--- Start SUPPLIED INFORMATION ---

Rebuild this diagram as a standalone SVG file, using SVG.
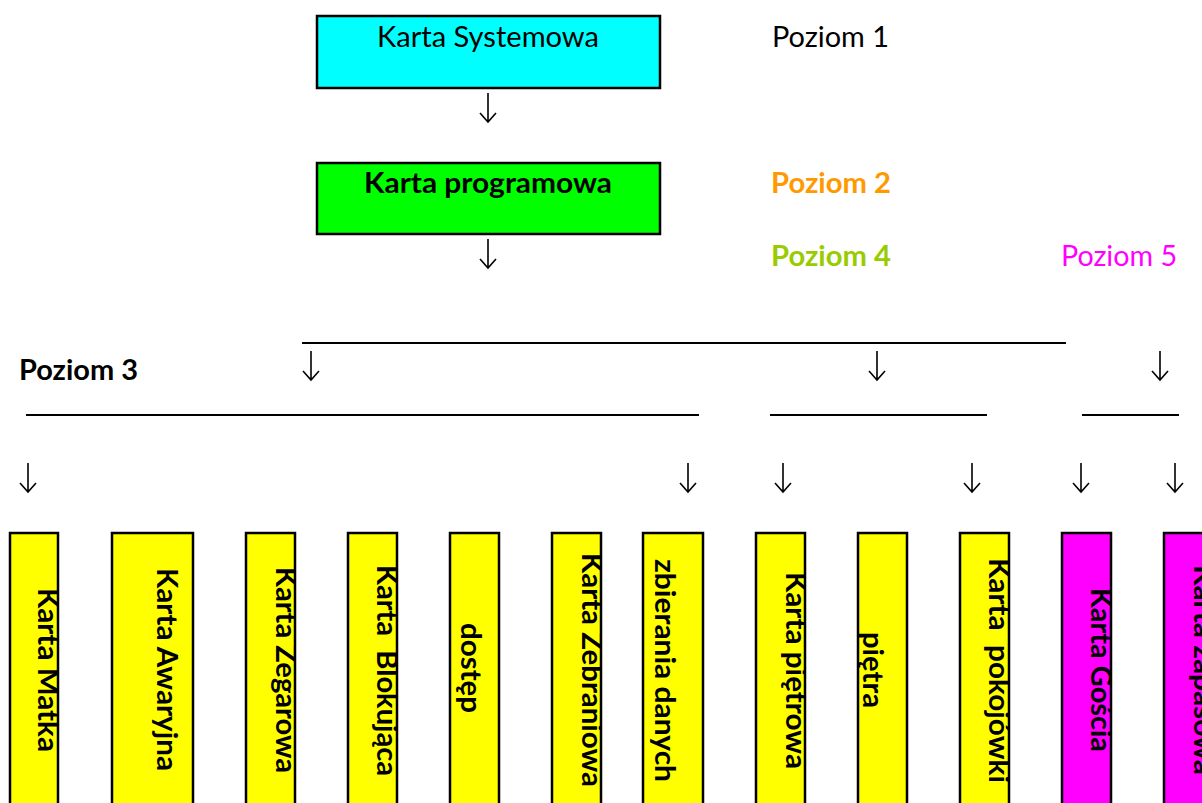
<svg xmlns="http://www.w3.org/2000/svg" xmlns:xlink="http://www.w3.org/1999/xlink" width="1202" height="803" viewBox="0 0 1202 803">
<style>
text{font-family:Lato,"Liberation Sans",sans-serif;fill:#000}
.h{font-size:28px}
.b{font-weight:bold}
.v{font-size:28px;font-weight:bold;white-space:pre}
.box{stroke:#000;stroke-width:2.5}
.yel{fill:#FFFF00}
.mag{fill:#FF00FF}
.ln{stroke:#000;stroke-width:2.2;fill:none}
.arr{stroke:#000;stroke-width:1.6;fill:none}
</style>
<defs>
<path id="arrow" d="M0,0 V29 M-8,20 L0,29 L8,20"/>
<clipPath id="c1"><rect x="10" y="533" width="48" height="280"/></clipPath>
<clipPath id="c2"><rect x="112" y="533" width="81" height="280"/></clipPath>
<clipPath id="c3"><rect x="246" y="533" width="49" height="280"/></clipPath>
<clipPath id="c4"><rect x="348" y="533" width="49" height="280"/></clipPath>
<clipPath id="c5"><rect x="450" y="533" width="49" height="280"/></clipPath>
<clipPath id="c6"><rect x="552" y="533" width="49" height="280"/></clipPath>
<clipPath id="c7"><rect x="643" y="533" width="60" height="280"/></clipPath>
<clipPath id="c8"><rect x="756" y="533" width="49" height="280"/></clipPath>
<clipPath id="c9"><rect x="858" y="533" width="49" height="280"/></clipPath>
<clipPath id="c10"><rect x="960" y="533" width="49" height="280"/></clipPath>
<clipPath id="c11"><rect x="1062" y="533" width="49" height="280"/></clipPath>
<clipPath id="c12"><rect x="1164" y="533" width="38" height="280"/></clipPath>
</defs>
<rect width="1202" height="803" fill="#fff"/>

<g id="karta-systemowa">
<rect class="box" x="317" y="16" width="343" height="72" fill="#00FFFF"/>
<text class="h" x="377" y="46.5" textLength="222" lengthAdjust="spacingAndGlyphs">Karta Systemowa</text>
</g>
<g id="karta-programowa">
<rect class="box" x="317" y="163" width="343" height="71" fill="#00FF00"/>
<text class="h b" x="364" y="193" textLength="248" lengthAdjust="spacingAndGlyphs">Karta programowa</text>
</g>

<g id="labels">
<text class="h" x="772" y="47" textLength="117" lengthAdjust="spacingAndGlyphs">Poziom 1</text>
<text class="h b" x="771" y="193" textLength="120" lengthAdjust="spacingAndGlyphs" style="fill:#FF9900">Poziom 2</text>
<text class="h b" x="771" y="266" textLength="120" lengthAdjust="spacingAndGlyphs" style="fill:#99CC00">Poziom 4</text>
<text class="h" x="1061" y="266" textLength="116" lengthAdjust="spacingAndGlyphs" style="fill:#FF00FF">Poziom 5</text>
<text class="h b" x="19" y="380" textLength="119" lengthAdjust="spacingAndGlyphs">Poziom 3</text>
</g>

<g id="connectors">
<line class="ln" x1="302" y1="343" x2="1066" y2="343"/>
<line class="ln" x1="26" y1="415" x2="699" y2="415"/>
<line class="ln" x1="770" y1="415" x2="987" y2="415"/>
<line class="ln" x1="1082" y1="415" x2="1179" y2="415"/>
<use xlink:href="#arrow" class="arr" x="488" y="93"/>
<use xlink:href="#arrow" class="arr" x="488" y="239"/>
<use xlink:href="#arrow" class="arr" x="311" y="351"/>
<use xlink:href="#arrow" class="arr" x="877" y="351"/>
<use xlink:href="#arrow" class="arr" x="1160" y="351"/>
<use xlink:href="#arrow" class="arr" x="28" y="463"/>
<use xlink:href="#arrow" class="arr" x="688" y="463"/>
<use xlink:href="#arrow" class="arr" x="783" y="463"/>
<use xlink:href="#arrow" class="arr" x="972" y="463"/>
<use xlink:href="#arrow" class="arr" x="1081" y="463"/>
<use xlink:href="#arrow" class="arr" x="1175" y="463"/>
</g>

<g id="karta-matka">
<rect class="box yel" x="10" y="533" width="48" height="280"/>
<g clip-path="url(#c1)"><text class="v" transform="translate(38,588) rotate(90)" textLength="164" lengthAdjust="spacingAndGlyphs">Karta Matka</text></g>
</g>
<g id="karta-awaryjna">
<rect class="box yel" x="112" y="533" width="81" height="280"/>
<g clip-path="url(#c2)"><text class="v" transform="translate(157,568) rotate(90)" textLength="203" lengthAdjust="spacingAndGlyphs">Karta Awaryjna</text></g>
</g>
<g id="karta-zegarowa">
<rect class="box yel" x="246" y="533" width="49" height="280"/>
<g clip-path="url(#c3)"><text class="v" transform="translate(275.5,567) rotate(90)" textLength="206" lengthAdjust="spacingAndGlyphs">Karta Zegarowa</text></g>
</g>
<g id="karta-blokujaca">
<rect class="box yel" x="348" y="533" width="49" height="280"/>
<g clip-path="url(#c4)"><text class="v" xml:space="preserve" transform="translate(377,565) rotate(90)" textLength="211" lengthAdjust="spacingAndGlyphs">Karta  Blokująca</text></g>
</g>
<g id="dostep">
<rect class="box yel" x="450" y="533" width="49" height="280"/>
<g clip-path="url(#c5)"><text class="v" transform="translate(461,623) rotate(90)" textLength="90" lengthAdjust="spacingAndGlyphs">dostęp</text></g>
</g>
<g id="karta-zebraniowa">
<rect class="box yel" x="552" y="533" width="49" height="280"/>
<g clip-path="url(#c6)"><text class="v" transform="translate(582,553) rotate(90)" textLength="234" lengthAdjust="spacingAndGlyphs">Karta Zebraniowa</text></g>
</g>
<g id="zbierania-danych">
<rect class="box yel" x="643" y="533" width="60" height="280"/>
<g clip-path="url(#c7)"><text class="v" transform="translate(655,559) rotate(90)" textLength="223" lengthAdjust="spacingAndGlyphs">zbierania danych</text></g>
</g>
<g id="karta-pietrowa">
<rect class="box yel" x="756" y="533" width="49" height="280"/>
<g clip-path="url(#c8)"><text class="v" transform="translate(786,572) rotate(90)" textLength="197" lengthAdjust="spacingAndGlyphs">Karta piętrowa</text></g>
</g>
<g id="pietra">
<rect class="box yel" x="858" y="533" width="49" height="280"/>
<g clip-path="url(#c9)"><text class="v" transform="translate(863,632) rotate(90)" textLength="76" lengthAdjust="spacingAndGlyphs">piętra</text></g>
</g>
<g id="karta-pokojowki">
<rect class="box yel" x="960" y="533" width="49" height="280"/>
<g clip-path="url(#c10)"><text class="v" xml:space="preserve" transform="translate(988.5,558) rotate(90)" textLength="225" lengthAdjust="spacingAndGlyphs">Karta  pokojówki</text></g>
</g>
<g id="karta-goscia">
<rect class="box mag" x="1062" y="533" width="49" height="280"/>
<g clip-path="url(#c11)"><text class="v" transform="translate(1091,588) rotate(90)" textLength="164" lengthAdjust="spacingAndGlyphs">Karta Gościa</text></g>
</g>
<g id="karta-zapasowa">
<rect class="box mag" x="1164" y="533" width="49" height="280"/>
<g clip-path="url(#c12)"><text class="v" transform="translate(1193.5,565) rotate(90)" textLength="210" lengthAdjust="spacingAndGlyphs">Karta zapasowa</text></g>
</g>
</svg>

--- End SUPPLIED INFORMATION ---

> EXERCISE BRIEF: Give the material again exactly as it is, but keep the pictures out.

> WORKED ANSWER:
Rebuild this diagram as a standalone SVG file, using SVG.
<svg xmlns="http://www.w3.org/2000/svg" xmlns:xlink="http://www.w3.org/1999/xlink" width="1202" height="803" viewBox="0 0 1202 803">
<style>
text{font-family:Lato,"Liberation Sans",sans-serif;fill:#000}
.h{font-size:28px}
.b{font-weight:bold}
.v{font-size:28px;font-weight:bold;white-space:pre}
.box{stroke:#000;stroke-width:2.5}
.yel{fill:#FFFF00}
.mag{fill:#FF00FF}
.ln{stroke:#000;stroke-width:2.2;fill:none}
.arr{stroke:#000;stroke-width:1.6;fill:none}
</style>
<defs>
<path id="arrow" d="M0,0 V29 M-8,20 L0,29 L8,20"/>
<clipPath id="c1"><rect x="10" y="533" width="48" height="280"/></clipPath>
<clipPath id="c2"><rect x="112" y="533" width="81" height="280"/></clipPath>
<clipPath id="c3"><rect x="246" y="533" width="49" height="280"/></clipPath>
<clipPath id="c4"><rect x="348" y="533" width="49" height="280"/></clipPath>
<clipPath id="c5"><rect x="450" y="533" width="49" height="280"/></clipPath>
<clipPath id="c6"><rect x="552" y="533" width="49" height="280"/></clipPath>
<clipPath id="c7"><rect x="643" y="533" width="60" height="280"/></clipPath>
<clipPath id="c8"><rect x="756" y="533" width="49" height="280"/></clipPath>
<clipPath id="c9"><rect x="858" y="533" width="49" height="280"/></clipPath>
<clipPath id="c10"><rect x="960" y="533" width="49" height="280"/></clipPath>
<clipPath id="c11"><rect x="1062" y="533" width="49" height="280"/></clipPath>
<clipPath id="c12"><rect x="1164" y="533" width="38" height="280"/></clipPath>
</defs>
<rect width="1202" height="803" fill="#fff"/>

<g id="karta-systemowa">
<rect class="box" x="317" y="16" width="343" height="72" fill="#00FFFF"/>
<text class="h" x="377" y="46.5" textLength="222" lengthAdjust="spacingAndGlyphs">Karta Systemowa</text>
</g>
<g id="karta-programowa">
<rect class="box" x="317" y="163" width="343" height="71" fill="#00FF00"/>
<text class="h b" x="364" y="193" textLength="248" lengthAdjust="spacingAndGlyphs">Karta programowa</text>
</g>

<g id="labels">
<text class="h" x="772" y="47" textLength="117" lengthAdjust="spacingAndGlyphs">Poziom 1</text>
<text class="h b" x="771" y="193" textLength="120" lengthAdjust="spacingAndGlyphs" style="fill:#FF9900">Poziom 2</text>
<text class="h b" x="771" y="266" textLength="120" lengthAdjust="spacingAndGlyphs" style="fill:#99CC00">Poziom 4</text>
<text class="h" x="1061" y="266" textLength="116" lengthAdjust="spacingAndGlyphs" style="fill:#FF00FF">Poziom 5</text>
<text class="h b" x="19" y="380" textLength="119" lengthAdjust="spacingAndGlyphs">Poziom 3</text>
</g>

<g id="connectors">
<line class="ln" x1="302" y1="343" x2="1066" y2="343"/>
<line class="ln" x1="26" y1="415" x2="699" y2="415"/>
<line class="ln" x1="770" y1="415" x2="987" y2="415"/>
<line class="ln" x1="1082" y1="415" x2="1179" y2="415"/>
<use xlink:href="#arrow" class="arr" x="488" y="93"/>
<use xlink:href="#arrow" class="arr" x="488" y="239"/>
<use xlink:href="#arrow" class="arr" x="311" y="351"/>
<use xlink:href="#arrow" class="arr" x="877" y="351"/>
<use xlink:href="#arrow" class="arr" x="1160" y="351"/>
<use xlink:href="#arrow" class="arr" x="28" y="463"/>
<use xlink:href="#arrow" class="arr" x="688" y="463"/>
<use xlink:href="#arrow" class="arr" x="783" y="463"/>
<use xlink:href="#arrow" class="arr" x="972" y="463"/>
<use xlink:href="#arrow" class="arr" x="1081" y="463"/>
<use xlink:href="#arrow" class="arr" x="1175" y="463"/>
</g>

<g id="karta-matka">
<rect class="box yel" x="10" y="533" width="48" height="280"/>
<g clip-path="url(#c1)"><text class="v" transform="translate(38,588) rotate(90)" textLength="164" lengthAdjust="spacingAndGlyphs">Karta Matka</text></g>
</g>
<g id="karta-awaryjna">
<rect class="box yel" x="112" y="533" width="81" height="280"/>
<g clip-path="url(#c2)"><text class="v" transform="translate(157,568) rotate(90)" textLength="203" lengthAdjust="spacingAndGlyphs">Karta Awaryjna</text></g>
</g>
<g id="karta-zegarowa">
<rect class="box yel" x="246" y="533" width="49" height="280"/>
<g clip-path="url(#c3)"><text class="v" transform="translate(275.5,567) rotate(90)" textLength="206" lengthAdjust="spacingAndGlyphs">Karta Zegarowa</text></g>
</g>
<g id="karta-blokujaca">
<rect class="box yel" x="348" y="533" width="49" height="280"/>
<g clip-path="url(#c4)"><text class="v" xml:space="preserve" transform="translate(377,565) rotate(90)" textLength="211" lengthAdjust="spacingAndGlyphs">Karta  Blokująca</text></g>
</g>
<g id="dostep">
<rect class="box yel" x="450" y="533" width="49" height="280"/>
<g clip-path="url(#c5)"><text class="v" transform="translate(461,623) rotate(90)" textLength="90" lengthAdjust="spacingAndGlyphs">dostęp</text></g>
</g>
<g id="karta-zebraniowa">
<rect class="box yel" x="552" y="533" width="49" height="280"/>
<g clip-path="url(#c6)"><text class="v" transform="translate(582,553) rotate(90)" textLength="234" lengthAdjust="spacingAndGlyphs">Karta Zebraniowa</text></g>
</g>
<g id="zbierania-danych">
<rect class="box yel" x="643" y="533" width="60" height="280"/>
<g clip-path="url(#c7)"><text class="v" transform="translate(655,559) rotate(90)" textLength="223" lengthAdjust="spacingAndGlyphs">zbierania danych</text></g>
</g>
<g id="karta-pietrowa">
<rect class="box yel" x="756" y="533" width="49" height="280"/>
<g clip-path="url(#c8)"><text class="v" transform="translate(786,572) rotate(90)" textLength="197" lengthAdjust="spacingAndGlyphs">Karta piętrowa</text></g>
</g>
<g id="pietra">
<rect class="box yel" x="858" y="533" width="49" height="280"/>
<g clip-path="url(#c9)"><text class="v" transform="translate(863,632) rotate(90)" textLength="76" lengthAdjust="spacingAndGlyphs">piętra</text></g>
</g>
<g id="karta-pokojowki">
<rect class="box yel" x="960" y="533" width="49" height="280"/>
<g clip-path="url(#c10)"><text class="v" xml:space="preserve" transform="translate(988.5,558) rotate(90)" textLength="225" lengthAdjust="spacingAndGlyphs">Karta  pokojówki</text></g>
</g>
<g id="karta-goscia">
<rect class="box mag" x="1062" y="533" width="49" height="280"/>
<g clip-path="url(#c11)"><text class="v" transform="translate(1091,588) rotate(90)" textLength="164" lengthAdjust="spacingAndGlyphs">Karta Gościa</text></g>
</g>
<g id="karta-zapasowa">
<rect class="box mag" x="1164" y="533" width="49" height="280"/>
<g clip-path="url(#c12)"><text class="v" transform="translate(1193.5,565) rotate(90)" textLength="210" lengthAdjust="spacingAndGlyphs">Karta zapasowa</text></g>
</g>
</svg>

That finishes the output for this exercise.